▶ _AIM OF THE EXERCISE_:
Stop at the line containing "import numpy as np": repeat exactly every line of the entries below from the first up to it, plus that line, with pictures omitted.
======== TASK INPUT ========
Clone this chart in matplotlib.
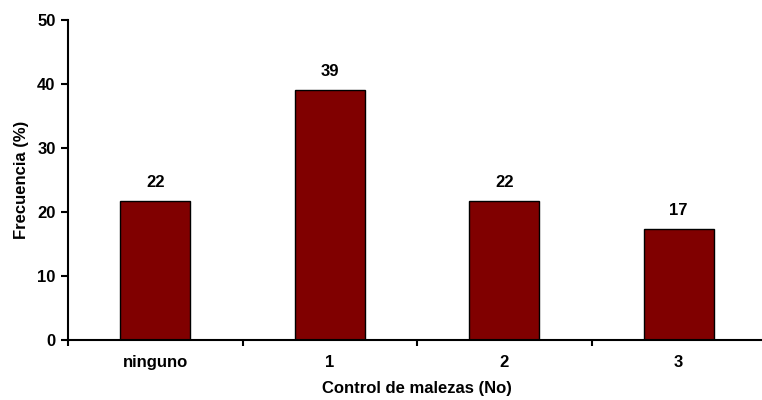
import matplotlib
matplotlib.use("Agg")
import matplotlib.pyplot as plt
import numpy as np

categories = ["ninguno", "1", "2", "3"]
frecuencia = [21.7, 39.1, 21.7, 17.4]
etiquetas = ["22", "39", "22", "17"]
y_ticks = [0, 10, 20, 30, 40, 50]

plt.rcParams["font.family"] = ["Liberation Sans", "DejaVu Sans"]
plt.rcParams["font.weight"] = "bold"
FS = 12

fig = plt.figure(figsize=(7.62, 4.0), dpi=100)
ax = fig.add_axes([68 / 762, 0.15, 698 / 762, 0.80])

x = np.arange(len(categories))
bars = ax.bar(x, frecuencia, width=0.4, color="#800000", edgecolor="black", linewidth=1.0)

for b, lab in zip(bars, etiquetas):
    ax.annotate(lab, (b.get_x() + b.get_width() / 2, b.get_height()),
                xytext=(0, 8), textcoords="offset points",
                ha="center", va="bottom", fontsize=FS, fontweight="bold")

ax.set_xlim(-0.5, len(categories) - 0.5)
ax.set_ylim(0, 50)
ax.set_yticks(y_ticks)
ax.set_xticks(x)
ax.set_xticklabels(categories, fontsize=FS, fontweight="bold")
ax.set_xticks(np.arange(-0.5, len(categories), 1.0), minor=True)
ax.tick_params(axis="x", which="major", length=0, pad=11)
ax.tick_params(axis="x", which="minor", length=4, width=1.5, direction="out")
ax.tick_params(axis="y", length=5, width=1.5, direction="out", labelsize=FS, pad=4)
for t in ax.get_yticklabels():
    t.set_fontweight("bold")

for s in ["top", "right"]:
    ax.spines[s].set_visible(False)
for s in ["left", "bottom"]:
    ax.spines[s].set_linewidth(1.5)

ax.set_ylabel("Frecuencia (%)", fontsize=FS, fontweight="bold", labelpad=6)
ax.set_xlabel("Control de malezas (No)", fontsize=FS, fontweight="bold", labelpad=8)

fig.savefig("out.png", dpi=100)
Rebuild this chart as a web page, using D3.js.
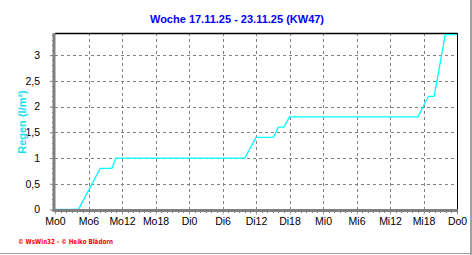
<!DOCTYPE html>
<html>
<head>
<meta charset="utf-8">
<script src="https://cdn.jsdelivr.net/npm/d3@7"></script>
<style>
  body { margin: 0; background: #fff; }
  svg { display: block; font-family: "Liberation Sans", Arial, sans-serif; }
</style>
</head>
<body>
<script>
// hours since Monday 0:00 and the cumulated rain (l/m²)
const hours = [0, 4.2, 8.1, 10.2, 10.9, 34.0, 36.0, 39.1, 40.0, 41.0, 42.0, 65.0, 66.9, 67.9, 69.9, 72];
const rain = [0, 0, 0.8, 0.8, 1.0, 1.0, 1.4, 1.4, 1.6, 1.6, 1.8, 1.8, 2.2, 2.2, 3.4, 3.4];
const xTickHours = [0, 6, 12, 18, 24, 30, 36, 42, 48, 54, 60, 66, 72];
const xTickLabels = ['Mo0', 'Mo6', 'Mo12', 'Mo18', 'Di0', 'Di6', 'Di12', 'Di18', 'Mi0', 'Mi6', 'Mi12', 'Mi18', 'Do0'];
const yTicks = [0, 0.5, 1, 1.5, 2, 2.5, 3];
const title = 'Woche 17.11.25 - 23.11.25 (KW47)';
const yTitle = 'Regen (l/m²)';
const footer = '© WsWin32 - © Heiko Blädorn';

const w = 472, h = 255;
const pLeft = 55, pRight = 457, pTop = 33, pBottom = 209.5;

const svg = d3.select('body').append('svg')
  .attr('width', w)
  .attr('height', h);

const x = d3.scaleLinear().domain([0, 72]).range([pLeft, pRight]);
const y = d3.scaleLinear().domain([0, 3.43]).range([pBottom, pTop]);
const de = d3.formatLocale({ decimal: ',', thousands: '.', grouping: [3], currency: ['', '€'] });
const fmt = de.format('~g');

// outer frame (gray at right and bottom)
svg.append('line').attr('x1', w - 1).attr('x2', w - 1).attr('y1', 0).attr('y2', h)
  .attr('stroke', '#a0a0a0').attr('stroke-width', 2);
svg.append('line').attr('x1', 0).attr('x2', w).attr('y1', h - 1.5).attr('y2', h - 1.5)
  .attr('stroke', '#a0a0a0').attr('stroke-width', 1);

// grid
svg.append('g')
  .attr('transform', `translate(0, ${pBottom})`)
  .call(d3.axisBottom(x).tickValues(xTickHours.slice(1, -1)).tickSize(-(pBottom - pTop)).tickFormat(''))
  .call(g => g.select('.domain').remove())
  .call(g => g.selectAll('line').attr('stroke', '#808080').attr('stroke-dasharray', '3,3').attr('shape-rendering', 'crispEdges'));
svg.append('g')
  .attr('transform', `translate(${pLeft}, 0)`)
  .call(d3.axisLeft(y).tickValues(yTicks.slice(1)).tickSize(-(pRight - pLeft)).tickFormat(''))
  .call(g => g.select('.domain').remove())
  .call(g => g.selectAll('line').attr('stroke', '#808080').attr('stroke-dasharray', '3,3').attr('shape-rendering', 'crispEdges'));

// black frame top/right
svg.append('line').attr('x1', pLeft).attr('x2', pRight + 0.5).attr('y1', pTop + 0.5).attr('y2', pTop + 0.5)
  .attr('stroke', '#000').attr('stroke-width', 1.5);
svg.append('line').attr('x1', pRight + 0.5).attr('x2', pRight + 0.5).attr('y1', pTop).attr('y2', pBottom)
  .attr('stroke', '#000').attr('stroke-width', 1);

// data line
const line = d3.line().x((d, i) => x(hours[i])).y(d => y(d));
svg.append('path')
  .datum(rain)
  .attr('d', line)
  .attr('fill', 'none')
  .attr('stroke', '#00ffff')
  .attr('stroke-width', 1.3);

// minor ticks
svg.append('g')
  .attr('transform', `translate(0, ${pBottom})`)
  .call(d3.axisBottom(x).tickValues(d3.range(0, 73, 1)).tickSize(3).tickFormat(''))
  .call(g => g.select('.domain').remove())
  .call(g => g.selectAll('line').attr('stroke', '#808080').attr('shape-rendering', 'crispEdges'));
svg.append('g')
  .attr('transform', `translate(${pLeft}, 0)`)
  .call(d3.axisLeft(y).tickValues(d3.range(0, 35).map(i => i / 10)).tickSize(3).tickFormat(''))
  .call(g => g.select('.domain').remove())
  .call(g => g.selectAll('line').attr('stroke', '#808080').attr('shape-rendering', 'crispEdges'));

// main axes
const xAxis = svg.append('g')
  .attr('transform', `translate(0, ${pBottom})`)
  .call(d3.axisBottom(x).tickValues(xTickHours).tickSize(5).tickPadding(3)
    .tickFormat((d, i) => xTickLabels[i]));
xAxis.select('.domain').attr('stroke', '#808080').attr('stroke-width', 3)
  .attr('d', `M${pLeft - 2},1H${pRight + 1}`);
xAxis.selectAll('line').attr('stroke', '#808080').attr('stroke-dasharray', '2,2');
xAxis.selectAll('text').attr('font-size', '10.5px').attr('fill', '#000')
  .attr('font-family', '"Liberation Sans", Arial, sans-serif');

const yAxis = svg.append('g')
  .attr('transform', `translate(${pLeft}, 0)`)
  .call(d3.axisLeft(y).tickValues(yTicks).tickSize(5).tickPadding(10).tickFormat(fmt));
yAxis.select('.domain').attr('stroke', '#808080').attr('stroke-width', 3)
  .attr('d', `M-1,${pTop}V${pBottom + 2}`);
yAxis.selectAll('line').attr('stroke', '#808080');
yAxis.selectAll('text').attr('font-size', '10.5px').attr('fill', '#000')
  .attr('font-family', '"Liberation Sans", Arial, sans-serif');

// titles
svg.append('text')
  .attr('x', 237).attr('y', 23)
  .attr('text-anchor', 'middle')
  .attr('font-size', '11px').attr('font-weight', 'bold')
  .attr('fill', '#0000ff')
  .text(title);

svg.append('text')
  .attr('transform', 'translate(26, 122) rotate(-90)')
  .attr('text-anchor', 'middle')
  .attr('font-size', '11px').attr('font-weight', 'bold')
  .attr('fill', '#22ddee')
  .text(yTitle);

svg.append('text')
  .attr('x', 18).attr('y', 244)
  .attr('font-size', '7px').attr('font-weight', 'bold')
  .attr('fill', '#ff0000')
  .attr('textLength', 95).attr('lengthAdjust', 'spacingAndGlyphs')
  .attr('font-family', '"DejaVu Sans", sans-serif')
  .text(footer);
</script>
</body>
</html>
========
▶ _RESPONSE_:
Clone this chart in matplotlib.
import matplotlib
matplotlib.use("Agg")
import matplotlib.pyplot as plt
import numpy as np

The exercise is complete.